We experience God not through an absence of body that only engages our spirit, but in and through our bodies—through our very breath.

Our breath can be a constant teacher for us. If we allow our breath to speak, it will show us what it means to surrender and receive. The greater we are able to surrender, the more we are able to open up and receive. Without deeply surrendering (exhaling) we have no room for receiving (inhaling). The dance of our breath allows us to move with grace and tenderness through all of the difficulties and triumphs that we experience in life.

So even now, as you read this…

How are you breathing?

What do you notice about your breath?

Are you breathing fast? Are you breathing slow?

Let go of judgment and expectation about how you “should” be breathing, and simply notice.

Do you feel your breath traveling all the way down into your belly? Do you notice it stopping short in your chest? Perhaps you are only breathing into your belly and not allowing the muscles in between your ribs and above your collarbones to expand.

Just notice.

Are you able to begin to soften your belly and allow it to rise with your inhale? What do you notice as you begin to take a deeper, fuller breath? Maybe you notice constriction in the pants that you are wearing. Perhaps you notice a tightness or constriction within your own stomach. Can you soften? Can you do the same for the muscles in between your ribs? What do you notice as you soften them and allow your rib cage to expand?
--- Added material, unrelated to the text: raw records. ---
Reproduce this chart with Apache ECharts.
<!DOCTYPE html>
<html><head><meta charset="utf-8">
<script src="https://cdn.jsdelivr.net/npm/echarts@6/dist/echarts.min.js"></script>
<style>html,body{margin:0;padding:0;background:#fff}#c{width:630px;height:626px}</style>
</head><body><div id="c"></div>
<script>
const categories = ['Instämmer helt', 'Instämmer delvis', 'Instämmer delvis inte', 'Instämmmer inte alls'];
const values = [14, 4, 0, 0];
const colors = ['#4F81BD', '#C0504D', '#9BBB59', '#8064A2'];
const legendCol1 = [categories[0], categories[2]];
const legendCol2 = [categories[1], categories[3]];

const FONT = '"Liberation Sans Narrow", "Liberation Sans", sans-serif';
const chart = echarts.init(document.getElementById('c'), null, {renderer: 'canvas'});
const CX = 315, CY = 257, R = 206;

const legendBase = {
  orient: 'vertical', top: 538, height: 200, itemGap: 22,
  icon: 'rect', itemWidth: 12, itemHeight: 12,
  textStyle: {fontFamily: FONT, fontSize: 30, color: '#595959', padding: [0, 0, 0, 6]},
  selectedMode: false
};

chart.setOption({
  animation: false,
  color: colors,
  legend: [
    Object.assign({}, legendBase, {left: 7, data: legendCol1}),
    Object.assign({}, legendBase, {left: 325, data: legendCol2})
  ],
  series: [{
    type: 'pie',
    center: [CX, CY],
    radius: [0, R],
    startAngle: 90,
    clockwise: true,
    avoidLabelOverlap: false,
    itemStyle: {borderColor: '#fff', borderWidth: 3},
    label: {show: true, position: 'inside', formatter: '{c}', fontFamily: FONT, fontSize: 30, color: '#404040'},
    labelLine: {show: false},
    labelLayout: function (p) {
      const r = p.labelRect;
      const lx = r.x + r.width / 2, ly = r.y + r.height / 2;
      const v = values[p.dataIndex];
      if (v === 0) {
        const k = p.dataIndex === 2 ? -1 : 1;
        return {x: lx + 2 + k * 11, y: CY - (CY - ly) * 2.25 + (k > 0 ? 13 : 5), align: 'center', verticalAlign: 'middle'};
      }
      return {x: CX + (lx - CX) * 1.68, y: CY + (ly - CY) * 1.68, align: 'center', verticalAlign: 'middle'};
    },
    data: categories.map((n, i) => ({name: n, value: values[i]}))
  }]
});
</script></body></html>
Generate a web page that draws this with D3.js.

Is it possible for you to also allow your collarbones to rise on your inhale? Maybe you notice that simply softening your muscles enables your breath to expand.

Imagine the whole core of your body, from your belly all the way into the top of your chest, inflating with your inhale.
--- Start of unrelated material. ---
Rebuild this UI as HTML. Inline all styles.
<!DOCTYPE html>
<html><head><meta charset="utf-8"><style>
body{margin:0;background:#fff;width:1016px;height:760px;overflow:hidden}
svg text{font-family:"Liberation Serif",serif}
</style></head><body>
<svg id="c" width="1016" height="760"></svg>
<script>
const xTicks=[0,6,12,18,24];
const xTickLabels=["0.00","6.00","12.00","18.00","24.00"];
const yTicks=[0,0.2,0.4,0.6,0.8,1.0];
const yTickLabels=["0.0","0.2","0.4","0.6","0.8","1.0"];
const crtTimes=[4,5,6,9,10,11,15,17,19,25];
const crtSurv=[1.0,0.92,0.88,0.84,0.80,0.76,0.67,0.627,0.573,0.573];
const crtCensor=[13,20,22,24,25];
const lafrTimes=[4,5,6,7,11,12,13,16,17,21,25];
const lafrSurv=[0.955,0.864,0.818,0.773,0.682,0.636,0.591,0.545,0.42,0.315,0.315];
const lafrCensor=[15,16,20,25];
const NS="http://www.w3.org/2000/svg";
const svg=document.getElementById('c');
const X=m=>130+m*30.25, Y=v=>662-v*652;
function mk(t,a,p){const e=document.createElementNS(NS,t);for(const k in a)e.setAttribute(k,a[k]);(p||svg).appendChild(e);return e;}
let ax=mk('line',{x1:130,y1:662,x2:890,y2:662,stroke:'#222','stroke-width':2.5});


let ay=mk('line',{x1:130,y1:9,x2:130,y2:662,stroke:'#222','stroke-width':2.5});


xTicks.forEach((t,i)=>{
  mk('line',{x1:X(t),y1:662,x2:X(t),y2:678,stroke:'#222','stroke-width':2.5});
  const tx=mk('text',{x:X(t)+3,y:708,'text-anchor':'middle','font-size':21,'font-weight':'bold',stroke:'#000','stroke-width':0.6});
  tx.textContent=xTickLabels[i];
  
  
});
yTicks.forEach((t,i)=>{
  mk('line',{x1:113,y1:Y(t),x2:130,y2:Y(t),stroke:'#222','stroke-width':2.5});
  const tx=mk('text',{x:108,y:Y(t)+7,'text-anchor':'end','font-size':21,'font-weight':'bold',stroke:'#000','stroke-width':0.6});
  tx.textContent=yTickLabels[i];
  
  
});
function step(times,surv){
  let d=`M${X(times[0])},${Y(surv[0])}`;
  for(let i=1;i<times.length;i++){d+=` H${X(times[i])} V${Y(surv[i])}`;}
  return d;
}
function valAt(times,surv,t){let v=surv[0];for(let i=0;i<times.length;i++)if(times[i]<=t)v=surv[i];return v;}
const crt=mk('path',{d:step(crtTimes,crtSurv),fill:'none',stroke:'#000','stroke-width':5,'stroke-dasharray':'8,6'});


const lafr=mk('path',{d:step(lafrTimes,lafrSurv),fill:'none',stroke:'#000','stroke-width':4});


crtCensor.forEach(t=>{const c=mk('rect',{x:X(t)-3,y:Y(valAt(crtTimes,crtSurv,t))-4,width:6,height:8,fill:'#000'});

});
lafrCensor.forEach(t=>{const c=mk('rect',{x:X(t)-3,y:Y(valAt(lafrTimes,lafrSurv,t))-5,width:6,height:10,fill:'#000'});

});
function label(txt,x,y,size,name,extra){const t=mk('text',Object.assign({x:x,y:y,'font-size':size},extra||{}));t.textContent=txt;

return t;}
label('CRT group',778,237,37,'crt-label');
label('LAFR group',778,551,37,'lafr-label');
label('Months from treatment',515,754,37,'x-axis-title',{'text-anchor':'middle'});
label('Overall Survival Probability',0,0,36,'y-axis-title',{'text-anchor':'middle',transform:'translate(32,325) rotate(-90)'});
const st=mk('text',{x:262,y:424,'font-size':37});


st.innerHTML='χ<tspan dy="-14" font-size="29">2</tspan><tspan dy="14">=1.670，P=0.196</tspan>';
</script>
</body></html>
What begins to shift for you as you feel yourself expand with fresh air? How does your body begin to feel as it is now filled with fresh, oxygenated blood?

And what about your exhale…

Are you forcing your exhale? What happens if you just allow your exhale to happen naturally after the fullest extension of your inhale?

Imagine that you are receiving spaciousness, goodness, the breath of God with your inhale. What do you begin to feel and to notice as you do so? What thoughts begin to come to your mind? Are you able to let go of associations or thoughts of who God is, and simply notice the presence, spirit, and Breath of God? Again, no judgment for these thoughts. Just notice them and see if you can surrender them with your exhale. How might God be with you, in you, and through you in every inhale? Every exhale?

What if you imagine breathing out and surrendering anything that is not the Spirit of God with your exhale? Maybe a word or image or sensation that you have been holding onto. Are you able to surrender and to let it go with your exhale? If you are not ready or to let it go that is okay. Just be aware of where you are at. There is no right or wrong in this—just awareness.

What do you notice now? Do you feel any shift in your body? Do you see anything around the room that perhaps you didn’t notice before? Exercises like this help stimulate our vagus nerve so that we can be more present. We can think about the past and we can worry about the future, but we can only breathe in the present moment. Allow your breath to be an invitation for you:

Be. Here. Now.

For it is only in the present moment that we are able to experience the Presence of God. We are invited into greater healing from our trauma and abuse with each and every breath, each and every return of the Spirit of God into our being. May we be bold enough and soft enough to open ourselves ever more to receive the invitation.